Tinha apenas 23 anos quando decidiu pôr uma corda ao pescoço e acabar com a vida. Poeta mais do que músico, génio para muitos, Ian Curtis escreveu numa carta, pouco antes de se suicidar, “já não aguento mais”. Há quem diga que viveu demasiado em pouco tempo, pensou demais e ascendeu a figura de culto demasiado depressa. Fizeram-se inúmeras especulações sobre a sua morte, sem chegar a nenhuma conclusão. Ian Curtis era uma figura demasiado complexa para ser percebida como as outras.

Os Joy Division, criados na cidade de Manchester, no frio Norte de Inglaterra, nasceram do pó dos bairros de tijolo vermelho e depressa se tornaram muito mais do que mais uma banda punk do final dos anos setenta. Ian Curtis não temia a depressão, enfrentava-a e ao mesmo tempo acarinhava-a nas suas letras duras. “Attrocity exhibition” ou “Love will tear us apart” são exemplos disso. Esta última canção tornou-se o maior êxito comercial de uma banda que permaneceu obscura, mesmo quando o seu som chegou aos sempre difíceis de conquistar americanos.

Musicalmente, Bernard Sumner e Peter Hook, mais tarde pioneiros do electro pop dos anos 80 com os New Order, criavam ambientes simples, básicos para alguns, mas defendendo-se dessa acusação na evidência de que nem sempre é preciso complicar para criar grandes melodias.

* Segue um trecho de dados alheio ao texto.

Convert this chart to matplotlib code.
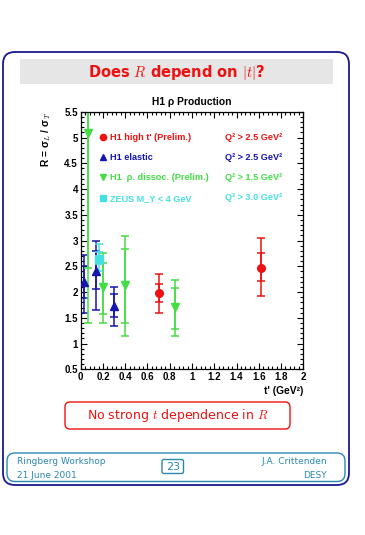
import matplotlib
matplotlib.use('Agg')
import matplotlib.pyplot as plt
import matplotlib.patches as patches
from matplotlib.lines import Line2D
from matplotlib.ticker import MultipleLocator

plt.rcParams['mathtext.fontset'] = 'cm'

# data: value, inner (stat) error range, outer (total) error range
red_x = [0.707, 1.617]
red_y = [1.98, 2.47]
red_in_lo = [1.81, 2.21]
red_in_hi = [2.15, 2.76]
red_out_lo = [1.60, 1.92]
red_out_hi = [2.36, 3.05]

blue_x = [0.033, 0.135, 0.296]
blue_y = [2.19, 2.41, 1.73]
blue_in_lo = [1.89, 2.06, 1.51]
blue_in_hi = [2.51, 2.79, 1.96]
blue_out_lo = [1.59, 1.65, 1.35]
blue_out_hi = [2.72, 3.00, 2.09]

green_x = [0.062, 0.198, 0.398, 0.847]
green_y = [5.08, 2.10, 2.13, 1.71]
green_in_lo = [2.46, 1.57, 1.40, 1.29]
green_in_hi = [6.00, 2.56, 2.83, 2.08]
green_out_lo = [1.40, 1.40, 1.15, 1.15]
green_out_hi = [6.50, 2.76, 3.08, 2.24]

cyan_x = [0.165]
cyan_y = [2.65]
cyan_in_lo = [2.55]
cyan_in_hi = [2.78]
cyan_out_lo = [2.40]
cyan_out_hi = [2.94]

labels = ["H1 high t' (Prelim.)", "H1 elastic", "H1  \u03c1. dissoc. (Prelim.)", "ZEUS M_Y < 4 GeV"]
q2_labels = ["Q\u00b2 > 2.5 GeV\u00b2", "Q\u00b2 > 2.5 GeV\u00b2", "Q\u00b2 > 1.5 GeV\u00b2", "Q\u00b2 > 3.0 GeV\u00b2"]

RED = '#ee1111'
BLUE = '#1515b0'
GREEN = '#44dd44'
CYAN = '#44e0e0'
NAVY = '#1a1a8c'
TEAL = '#2a88b0'

fig = plt.figure(figsize=(3.65, 5.35), dpi=100)

# slide decorations in pixel coordinates
bg = fig.add_axes([0, 0, 1, 1])
bg.set_xlim(0, 365)
bg.set_ylim(535, 0)
bg.axis('off')

bg.add_patch(patches.FancyBboxPatch((3, 52), 346, 433,
             boxstyle="round,pad=0,rounding_size=12",
             lw=1.3, edgecolor=NAVY, facecolor='white'))
bg.add_patch(patches.Rectangle((20, 59), 313, 25, facecolor='#e6e6e6', edgecolor='none'))
bg.text(176.5, 72, "Does $R$ depend on $|t|$?", color=RED, fontsize=10.5,
        weight='bold', ha='center', va='center')

bg.add_patch(patches.FancyBboxPatch((65, 402), 225, 27,
             boxstyle="round,pad=0,rounding_size=5",
             lw=1.0, edgecolor=RED, facecolor='white'))
bg.text(177.5, 415.5, "No strong $t$ dependence in $R$", color=RED, fontsize=9,
        ha='center', va='center')

bg.add_patch(patches.FancyBboxPatch((7, 453), 338, 28.5,
             boxstyle="round,pad=0,rounding_size=8",
             lw=1.0, edgecolor=TEAL, facecolor='white'))
bg.text(17, 462, "Ringberg Workshop", color=TEAL, fontsize=6.5, ha='left', va='center')
bg.text(17, 475, "21 June 2001", color=TEAL, fontsize=6.5, ha='left', va='center')
bg.text(327, 462, "J.A. Crittenden", color=TEAL, fontsize=6.5, ha='right', va='center')
bg.text(327, 475, "DESY", color=TEAL, fontsize=6.5, ha='right', va='center')
bg.add_patch(patches.FancyBboxPatch((162, 459.5), 21.5, 14,
             boxstyle="round,pad=0,rounding_size=2",
             lw=1.0, edgecolor=TEAL, facecolor='white'))
bg.text(172.7, 467, "23", color=TEAL, fontsize=8, ha='center', va='center')

# the plot itself
ax = fig.add_axes([80.7 / 365, 1 - 369.3 / 535, 222.6 / 365, 257.5 / 535])
ax.set_xlim(0, 2)
ax.set_ylim(0.5, 5.5)

series = [
    (red_x, red_y, red_in_lo, red_in_hi, red_out_lo, red_out_hi, RED, 'o'),
    (blue_x, blue_y, blue_in_lo, blue_in_hi, blue_out_lo, blue_out_hi, BLUE, '^'),
    (green_x, green_y, green_in_lo, green_in_hi, green_out_lo, green_out_hi, GREEN, 'v'),
    (cyan_x, cyan_y, cyan_in_lo, cyan_in_hi, cyan_out_lo, cyan_out_hi, CYAN, 's'),
]
handles = []
for x, y, ilo, ihi, olo, ohi, c, m in series:
    out_err = [[yy - lo for yy, lo in zip(y, olo)], [hi - yy for yy, hi in zip(y, ohi)]]
    in_err = [[yy - lo for yy, lo in zip(y, ilo)], [hi - yy for yy, hi in zip(y, ihi)]]
    ax.errorbar(x, y, yerr=out_err, fmt='none', ecolor=c, elinewidth=1.1, capsize=3, capthick=1.1)
    ax.errorbar(x, y, yerr=in_err, fmt='none', ecolor=c, elinewidth=1.1, capsize=3, capthick=1.1)
    ax.plot(x, y, m, color=c, markersize=5.5, linestyle='none', zorder=5)
    handles.append(Line2D([], [], marker=m, color=c, linestyle='none', markersize=4.5))

leg = ax.legend(handles, labels, loc='upper left', bbox_to_anchor=(0.087, 0.918),
                frameon=False, handlelength=0.6, handletextpad=0.5, labelspacing=1.23,
                borderpad=0, borderaxespad=0,
                prop={'family': 'Liberation Sans', 'weight': 'bold', 'size': 6.6})
for txt, h in zip(leg.get_texts(), handles):
    txt.set_color(h.get_color())

q2_colors = [RED, BLUE, GREEN, CYAN]
q2_rows = [0.899, 0.821, 0.744, 0.666]
for s, c, r in zip(q2_labels, q2_colors, q2_rows):
    ax.text(0.648, r, s, transform=ax.transAxes, color=c, fontsize=6.6,
            family='Liberation Sans', weight='bold', ha='left', va='center')

ax.xaxis.set_major_locator(MultipleLocator(0.2))
ax.xaxis.set_minor_locator(MultipleLocator(0.04))
ax.yaxis.set_major_locator(MultipleLocator(0.5))
ax.yaxis.set_minor_locator(MultipleLocator(0.1))
ax.set_xticks([0, 0.2, 0.4, 0.6, 0.8, 1, 1.2, 1.4, 1.6, 1.8, 2])
ax.set_xticklabels(['0', '0.2', '0.4', '0.6', '0.8', '1', '1.2', '1.4', '1.6', '1.8', '2'])
ax.set_yticks([0.5, 1, 1.5, 2, 2.5, 3, 3.5, 4, 4.5, 5, 5.5])
ax.set_yticklabels(['0.5', '1', '1.5', '2', '2.5', '3', '3.5', '4', '4.5', '5', '5.5'])
ax.tick_params(which='both', direction='in', top=True, right=True, width=0.8)
ax.tick_params(which='major', length=4.3, pad=2)
ax.tick_params(which='minor', length=2.2)
for lab in ax.get_xticklabels() + ax.get_yticklabels():
    lab.set_family('Liberation Sans')
    lab.set_weight('bold')
    lab.set_fontsize(7)
for sp in ax.spines.values():
    sp.set_linewidth(0.9)

ax.set_title("H1 \u03c1 Production", fontsize=7.4, weight='bold', family='Liberation Sans', pad=5)
ax.set_xlabel("t' (GeV\u00b2)", fontsize=7.4, weight='bold', family='Liberation Sans', loc='right', labelpad=3)
ax.set_ylabel("R = \u03c3$_L$ / \u03c3$_T$", fontsize=7.4, weight='bold', family='Liberation Sans', loc='top', labelpad=8)

fig.savefig('out.png', dpi=100)
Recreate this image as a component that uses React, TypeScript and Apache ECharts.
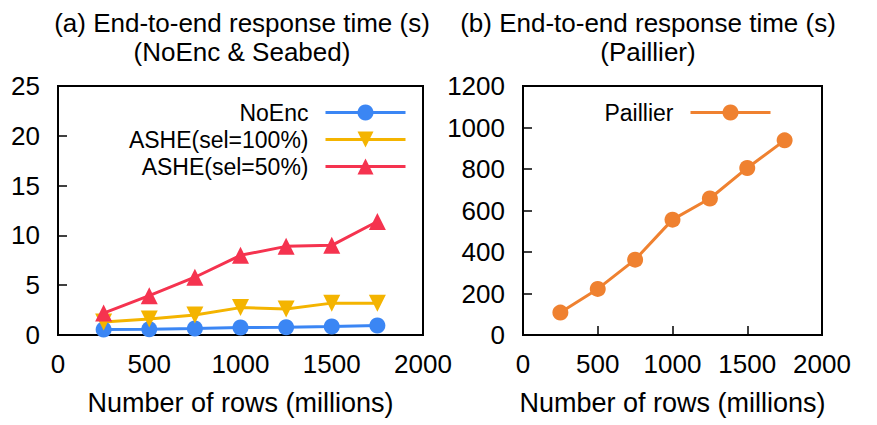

Perseguido pela epilepsia quase tanto como pelos problemas que o deixavam horas a pensar, Curtis ficou associado, em palco, a uma dança estranha, obstinada, de movimentos bruscos dos braços e das pernas, em espectáculos de luzes quase apagadas devido à sua doença. Sobre a epilepsia, Ian Curtis admitia ficar horas sentado na cama, à espera dos ataques, para depois poder dormir. Talvez Curtis sofresse também de uma certa epilepsia psicológica, que lhe ditava as frases em espasmos, tendo como resultado poemas duros, tristes, inesquecíveis.

O cinema

Já em “24 hour party people”, de Michael Winterbottom, o vocalista surgia interpretado por Sean Harris, no filme que conta a mítica história da Factory, espécie de editora e fábrica de talentos responsável pelo aparecimento dos Joy Division, mas também dos Stone Roses, dos Happy Mondays ou dos New Order. Agora, Anton Corbjin, fotógrafo e realizador que chegou a trabalhar com a banda, propõe-se realizar um filme sobre a vida e a obra de Ian Curtis. Ainda não se sabe quem interpretará o polémico cantor. Fala-se em Jude Law, mas também em Sean Harris, que repetiria o papel de “24 hour party people”.

A nova ordem que surgiu das cinzas

Após a morte de Ian Curtis, os ex-membros dos Joy Division continuaram juntos num projecto que viria a revelar-se importantíssimo no desenvolvimento da música electrónica. No início da década de oitenta, começavam a ouvir-se os primeiros sons dos New Order, responsáveis por hinos como “Blue Monday” ou “True Faith”. Bernard Sumner, que nos Joy Division era guitarrista, assumia sem complexos o papel de vocalista, nunca atingindo a genialidade de Ian Curtis, mas também nunca a procurando. Os New Order vêm a Portugal no próximo dia 28, ao Super Bock Super Rock e devem honrar Ian Curtis com as habituais revisitações de “hits” dos Joy Division.